◆ **Problem requirements**
Pictures are excluded. Copy exactly, and only, the lines from the one containing "Convert this chart to matplotlib code." through the one containing "belly', 'Beef steak', 'Chicken\nbreast']", both ends included.

◆ **Input material**
----------

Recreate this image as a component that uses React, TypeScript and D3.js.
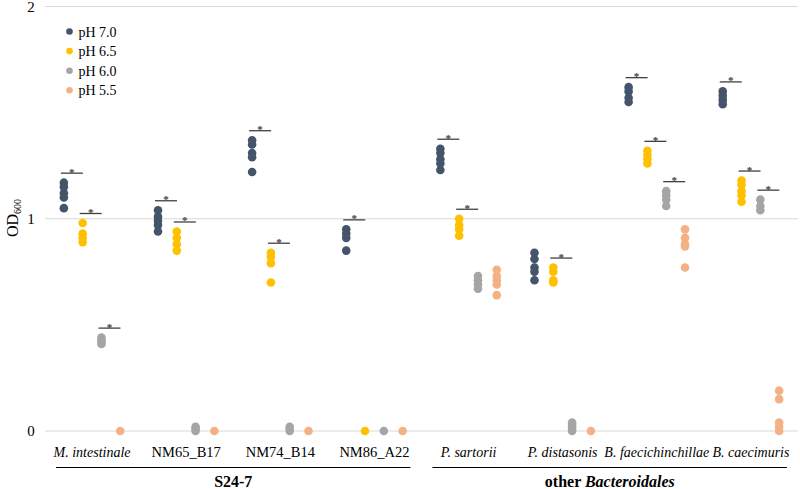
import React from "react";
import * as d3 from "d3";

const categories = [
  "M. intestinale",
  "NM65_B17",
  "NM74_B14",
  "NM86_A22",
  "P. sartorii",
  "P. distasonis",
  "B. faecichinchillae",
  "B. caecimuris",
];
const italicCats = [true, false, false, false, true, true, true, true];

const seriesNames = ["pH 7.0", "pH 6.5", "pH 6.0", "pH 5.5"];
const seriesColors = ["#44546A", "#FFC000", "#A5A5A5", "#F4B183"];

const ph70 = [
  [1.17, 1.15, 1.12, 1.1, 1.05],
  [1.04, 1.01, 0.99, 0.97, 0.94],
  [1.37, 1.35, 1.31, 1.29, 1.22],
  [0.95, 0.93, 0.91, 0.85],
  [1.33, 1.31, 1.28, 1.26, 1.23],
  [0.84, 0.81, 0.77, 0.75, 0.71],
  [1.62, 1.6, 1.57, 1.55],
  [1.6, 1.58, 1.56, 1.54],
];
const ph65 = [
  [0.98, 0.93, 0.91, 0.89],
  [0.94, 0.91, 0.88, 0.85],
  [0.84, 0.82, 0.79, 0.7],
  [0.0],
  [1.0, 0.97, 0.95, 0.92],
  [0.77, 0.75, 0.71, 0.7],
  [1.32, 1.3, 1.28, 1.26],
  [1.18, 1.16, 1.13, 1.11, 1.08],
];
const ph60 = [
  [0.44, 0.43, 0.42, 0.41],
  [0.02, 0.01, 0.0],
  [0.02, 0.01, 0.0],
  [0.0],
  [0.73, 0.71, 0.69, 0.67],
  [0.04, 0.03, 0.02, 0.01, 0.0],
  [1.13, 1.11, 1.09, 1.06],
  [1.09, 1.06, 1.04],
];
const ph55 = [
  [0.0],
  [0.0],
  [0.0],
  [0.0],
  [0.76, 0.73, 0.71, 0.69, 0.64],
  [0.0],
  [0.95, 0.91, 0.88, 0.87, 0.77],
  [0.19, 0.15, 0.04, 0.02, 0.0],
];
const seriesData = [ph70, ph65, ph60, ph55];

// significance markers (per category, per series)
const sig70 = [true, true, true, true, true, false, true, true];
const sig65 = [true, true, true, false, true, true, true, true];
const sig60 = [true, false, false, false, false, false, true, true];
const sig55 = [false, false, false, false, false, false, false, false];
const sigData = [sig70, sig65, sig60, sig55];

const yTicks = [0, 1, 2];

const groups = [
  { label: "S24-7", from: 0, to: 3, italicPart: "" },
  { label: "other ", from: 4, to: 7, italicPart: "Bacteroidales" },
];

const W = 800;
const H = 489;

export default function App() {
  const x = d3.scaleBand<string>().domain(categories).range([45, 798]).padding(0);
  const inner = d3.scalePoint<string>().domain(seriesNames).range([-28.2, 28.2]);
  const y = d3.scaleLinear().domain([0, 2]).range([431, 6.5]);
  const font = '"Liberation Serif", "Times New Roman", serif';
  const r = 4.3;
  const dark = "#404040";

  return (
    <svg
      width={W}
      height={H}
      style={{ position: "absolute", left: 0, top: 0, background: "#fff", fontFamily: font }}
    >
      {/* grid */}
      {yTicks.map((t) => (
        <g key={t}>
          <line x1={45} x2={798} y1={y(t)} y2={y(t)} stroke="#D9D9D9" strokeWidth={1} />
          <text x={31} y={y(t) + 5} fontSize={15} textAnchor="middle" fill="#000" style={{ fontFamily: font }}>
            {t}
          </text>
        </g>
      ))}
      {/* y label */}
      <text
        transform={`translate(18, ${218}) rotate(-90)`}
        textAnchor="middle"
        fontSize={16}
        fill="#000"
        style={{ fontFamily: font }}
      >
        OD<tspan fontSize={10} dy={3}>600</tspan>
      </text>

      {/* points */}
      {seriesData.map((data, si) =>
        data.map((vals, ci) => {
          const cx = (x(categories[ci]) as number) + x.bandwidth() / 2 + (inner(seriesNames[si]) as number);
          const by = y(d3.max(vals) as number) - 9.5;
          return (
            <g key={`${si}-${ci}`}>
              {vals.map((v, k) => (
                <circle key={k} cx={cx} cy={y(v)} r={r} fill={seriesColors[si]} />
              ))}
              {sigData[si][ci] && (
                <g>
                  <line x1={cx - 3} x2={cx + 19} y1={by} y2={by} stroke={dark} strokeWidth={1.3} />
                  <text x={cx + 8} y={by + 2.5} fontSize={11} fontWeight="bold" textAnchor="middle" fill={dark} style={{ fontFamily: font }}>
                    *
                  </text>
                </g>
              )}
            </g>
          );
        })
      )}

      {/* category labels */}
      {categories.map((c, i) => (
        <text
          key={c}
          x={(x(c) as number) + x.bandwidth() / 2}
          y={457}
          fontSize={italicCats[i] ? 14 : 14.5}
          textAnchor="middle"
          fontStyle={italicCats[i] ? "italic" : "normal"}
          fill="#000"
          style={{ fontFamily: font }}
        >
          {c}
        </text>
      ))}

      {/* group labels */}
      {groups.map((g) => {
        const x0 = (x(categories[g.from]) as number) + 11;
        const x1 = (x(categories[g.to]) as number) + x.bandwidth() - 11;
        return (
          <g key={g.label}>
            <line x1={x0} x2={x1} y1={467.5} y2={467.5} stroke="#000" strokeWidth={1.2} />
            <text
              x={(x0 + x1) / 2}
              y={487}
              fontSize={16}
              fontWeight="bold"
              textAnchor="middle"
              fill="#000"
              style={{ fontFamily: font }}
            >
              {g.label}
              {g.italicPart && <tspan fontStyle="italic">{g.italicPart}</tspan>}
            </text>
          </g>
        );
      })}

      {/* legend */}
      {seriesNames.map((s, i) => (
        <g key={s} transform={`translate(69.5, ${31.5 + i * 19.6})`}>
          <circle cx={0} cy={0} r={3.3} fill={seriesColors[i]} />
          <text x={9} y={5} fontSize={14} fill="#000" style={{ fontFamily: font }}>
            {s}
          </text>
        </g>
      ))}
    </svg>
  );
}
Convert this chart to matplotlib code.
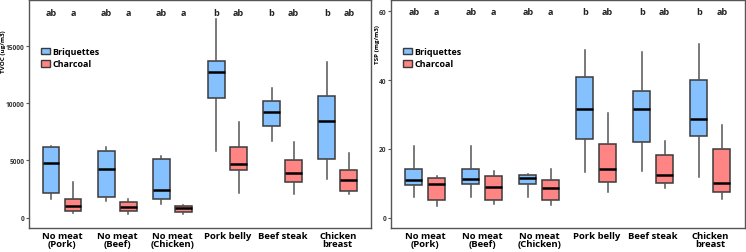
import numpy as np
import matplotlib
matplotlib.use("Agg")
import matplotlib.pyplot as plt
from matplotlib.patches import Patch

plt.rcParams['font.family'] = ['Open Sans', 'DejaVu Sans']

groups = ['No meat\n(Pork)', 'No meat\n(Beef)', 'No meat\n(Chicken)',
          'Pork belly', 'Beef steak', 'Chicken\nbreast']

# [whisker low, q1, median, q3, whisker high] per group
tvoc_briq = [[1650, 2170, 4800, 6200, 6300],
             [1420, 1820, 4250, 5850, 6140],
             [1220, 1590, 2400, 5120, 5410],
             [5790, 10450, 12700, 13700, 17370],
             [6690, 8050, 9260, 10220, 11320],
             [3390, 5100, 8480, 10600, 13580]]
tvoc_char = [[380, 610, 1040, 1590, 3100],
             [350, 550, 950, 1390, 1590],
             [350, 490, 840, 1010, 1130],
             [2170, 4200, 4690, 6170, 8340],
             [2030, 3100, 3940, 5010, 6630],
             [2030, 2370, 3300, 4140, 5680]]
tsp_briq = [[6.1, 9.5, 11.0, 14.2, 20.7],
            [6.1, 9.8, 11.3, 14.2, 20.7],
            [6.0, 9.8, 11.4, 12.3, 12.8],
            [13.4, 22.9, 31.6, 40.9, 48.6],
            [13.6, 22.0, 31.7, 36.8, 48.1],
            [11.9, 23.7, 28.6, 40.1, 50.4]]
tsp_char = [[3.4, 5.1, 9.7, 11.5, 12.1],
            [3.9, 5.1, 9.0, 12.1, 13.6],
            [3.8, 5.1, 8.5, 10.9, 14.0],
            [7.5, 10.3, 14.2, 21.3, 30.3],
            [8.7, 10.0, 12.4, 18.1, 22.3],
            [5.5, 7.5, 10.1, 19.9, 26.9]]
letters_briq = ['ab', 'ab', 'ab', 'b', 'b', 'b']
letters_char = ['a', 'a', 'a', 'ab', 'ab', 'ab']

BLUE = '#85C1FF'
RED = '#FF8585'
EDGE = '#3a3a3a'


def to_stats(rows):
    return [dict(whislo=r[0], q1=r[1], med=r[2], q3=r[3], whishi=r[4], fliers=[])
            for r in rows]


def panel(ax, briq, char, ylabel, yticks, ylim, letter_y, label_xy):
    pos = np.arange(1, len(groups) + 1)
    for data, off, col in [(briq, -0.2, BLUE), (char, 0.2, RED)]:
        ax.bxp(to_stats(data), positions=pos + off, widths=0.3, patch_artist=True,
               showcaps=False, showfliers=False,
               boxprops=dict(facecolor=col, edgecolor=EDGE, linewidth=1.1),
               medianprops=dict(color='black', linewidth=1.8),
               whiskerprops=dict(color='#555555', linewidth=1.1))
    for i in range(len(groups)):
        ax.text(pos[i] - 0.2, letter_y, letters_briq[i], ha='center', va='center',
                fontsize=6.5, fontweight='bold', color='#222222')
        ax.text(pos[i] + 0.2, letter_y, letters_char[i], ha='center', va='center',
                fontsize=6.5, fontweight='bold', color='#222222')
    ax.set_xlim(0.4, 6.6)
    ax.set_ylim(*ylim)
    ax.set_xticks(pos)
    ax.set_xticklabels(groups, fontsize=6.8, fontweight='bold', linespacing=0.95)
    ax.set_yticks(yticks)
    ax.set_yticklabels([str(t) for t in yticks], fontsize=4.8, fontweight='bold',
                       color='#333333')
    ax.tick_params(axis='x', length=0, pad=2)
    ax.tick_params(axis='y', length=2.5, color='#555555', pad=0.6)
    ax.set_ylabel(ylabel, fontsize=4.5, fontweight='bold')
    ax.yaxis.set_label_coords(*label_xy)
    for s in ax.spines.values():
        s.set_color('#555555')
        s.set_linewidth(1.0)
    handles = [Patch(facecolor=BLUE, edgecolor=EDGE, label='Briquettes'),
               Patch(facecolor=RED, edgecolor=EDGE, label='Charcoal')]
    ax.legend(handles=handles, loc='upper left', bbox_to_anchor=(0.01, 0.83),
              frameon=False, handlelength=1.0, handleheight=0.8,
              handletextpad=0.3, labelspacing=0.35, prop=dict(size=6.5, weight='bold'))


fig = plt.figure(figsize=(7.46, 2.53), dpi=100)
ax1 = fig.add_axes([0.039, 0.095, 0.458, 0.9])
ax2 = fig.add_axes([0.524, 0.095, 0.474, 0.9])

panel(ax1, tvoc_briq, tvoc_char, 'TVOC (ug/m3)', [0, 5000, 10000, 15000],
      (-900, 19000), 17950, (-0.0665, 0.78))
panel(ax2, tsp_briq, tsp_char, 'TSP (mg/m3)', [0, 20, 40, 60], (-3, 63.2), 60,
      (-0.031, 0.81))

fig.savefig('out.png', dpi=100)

----------

◆ **Written solution**
Convert this chart to matplotlib code.
import numpy as np
import matplotlib
matplotlib.use("Agg")
import matplotlib.pyplot as plt
from matplotlib.patches import Patch

plt.rcParams['font.family'] = ['Open Sans', 'DejaVu Sans']

groups = ['No meat\n(Pork)', 'No meat\n(Beef)', 'No meat\n(Chicken)',
          'Pork belly', 'Beef steak', 'Chicken\nbreast']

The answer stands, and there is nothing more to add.